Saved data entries
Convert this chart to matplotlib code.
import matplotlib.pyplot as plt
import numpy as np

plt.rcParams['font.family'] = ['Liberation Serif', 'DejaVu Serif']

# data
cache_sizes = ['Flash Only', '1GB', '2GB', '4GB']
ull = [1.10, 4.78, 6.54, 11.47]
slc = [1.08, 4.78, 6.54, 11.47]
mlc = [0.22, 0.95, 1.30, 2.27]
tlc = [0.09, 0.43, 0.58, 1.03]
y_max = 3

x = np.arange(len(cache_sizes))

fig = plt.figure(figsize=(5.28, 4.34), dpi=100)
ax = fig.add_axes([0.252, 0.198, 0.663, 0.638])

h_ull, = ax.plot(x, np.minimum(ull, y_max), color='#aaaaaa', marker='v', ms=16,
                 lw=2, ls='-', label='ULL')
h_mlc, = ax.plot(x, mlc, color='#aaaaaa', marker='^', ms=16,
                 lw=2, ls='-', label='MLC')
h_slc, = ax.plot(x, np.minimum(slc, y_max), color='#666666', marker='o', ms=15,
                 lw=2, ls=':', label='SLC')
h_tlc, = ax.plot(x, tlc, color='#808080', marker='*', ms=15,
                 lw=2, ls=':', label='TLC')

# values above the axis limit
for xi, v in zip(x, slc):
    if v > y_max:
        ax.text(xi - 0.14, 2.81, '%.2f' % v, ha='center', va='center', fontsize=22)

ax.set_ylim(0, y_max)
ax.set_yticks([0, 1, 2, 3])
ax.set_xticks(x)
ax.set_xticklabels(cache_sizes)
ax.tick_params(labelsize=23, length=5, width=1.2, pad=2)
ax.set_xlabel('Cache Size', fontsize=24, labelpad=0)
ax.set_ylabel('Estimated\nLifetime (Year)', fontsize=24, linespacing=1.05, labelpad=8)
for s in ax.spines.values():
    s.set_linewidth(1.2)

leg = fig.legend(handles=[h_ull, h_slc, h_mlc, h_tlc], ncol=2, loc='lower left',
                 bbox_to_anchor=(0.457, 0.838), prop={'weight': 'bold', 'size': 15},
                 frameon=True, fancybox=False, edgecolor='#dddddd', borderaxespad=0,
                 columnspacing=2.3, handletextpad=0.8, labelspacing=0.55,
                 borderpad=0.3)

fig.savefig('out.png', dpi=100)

* * *

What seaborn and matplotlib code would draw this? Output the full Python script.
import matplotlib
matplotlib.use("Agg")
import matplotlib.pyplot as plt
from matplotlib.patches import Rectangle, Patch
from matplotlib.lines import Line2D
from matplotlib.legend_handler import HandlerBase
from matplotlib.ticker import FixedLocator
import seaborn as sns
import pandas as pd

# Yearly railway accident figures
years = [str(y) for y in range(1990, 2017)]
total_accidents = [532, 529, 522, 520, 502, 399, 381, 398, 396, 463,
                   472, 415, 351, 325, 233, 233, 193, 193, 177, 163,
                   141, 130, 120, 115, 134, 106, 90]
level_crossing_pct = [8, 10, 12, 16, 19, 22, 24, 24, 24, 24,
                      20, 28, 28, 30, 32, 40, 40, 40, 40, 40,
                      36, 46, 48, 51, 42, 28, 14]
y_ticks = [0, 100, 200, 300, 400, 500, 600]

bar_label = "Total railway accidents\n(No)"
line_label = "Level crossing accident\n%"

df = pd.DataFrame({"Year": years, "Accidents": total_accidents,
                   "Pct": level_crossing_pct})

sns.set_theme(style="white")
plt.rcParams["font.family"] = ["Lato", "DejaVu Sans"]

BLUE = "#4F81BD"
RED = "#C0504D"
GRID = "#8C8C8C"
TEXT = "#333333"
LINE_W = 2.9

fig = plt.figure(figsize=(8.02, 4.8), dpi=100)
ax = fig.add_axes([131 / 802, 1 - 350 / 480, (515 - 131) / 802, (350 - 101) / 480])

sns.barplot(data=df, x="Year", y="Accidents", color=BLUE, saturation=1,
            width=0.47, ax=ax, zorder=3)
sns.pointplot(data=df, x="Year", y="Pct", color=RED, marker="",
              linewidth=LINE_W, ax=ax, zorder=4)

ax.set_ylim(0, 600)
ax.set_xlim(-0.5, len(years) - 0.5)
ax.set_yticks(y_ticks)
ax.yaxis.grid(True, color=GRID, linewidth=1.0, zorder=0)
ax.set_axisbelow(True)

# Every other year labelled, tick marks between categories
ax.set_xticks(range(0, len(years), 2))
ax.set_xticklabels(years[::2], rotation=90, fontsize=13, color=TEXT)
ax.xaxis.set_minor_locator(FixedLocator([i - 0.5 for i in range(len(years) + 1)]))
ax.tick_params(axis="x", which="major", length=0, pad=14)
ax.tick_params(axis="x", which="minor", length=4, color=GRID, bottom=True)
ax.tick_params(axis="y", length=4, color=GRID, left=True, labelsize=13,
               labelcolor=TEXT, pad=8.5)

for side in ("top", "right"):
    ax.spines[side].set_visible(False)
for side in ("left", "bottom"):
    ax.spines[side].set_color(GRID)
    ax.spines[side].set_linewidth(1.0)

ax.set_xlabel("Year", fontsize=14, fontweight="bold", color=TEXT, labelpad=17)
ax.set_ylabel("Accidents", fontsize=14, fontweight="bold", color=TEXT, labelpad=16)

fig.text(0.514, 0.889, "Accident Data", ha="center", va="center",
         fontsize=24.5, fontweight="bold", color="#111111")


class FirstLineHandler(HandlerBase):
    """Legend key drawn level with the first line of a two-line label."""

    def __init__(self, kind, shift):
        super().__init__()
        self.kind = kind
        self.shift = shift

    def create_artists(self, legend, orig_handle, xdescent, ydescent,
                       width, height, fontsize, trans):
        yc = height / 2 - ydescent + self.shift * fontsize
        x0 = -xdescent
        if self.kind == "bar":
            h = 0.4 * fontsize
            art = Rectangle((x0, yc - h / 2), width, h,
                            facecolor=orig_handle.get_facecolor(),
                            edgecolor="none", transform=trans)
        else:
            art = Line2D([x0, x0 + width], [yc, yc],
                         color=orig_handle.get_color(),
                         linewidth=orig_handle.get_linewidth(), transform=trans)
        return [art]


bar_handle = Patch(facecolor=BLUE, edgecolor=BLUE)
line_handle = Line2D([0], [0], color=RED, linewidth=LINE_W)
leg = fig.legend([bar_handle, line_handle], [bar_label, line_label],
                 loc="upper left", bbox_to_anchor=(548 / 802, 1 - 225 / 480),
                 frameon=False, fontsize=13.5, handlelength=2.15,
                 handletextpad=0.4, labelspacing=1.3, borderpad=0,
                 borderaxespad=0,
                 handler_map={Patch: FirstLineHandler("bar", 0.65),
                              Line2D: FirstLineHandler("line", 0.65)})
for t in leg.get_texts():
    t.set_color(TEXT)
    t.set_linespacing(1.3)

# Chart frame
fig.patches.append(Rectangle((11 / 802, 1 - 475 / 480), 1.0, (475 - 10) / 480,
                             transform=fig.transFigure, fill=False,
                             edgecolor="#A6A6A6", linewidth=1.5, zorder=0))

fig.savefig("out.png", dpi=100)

_Written problem_
Copy out each line of the material that holds the word "seaborn".

_Task response_
What seaborn and matplotlib code would draw this? Output the full Python script.
import seaborn as sns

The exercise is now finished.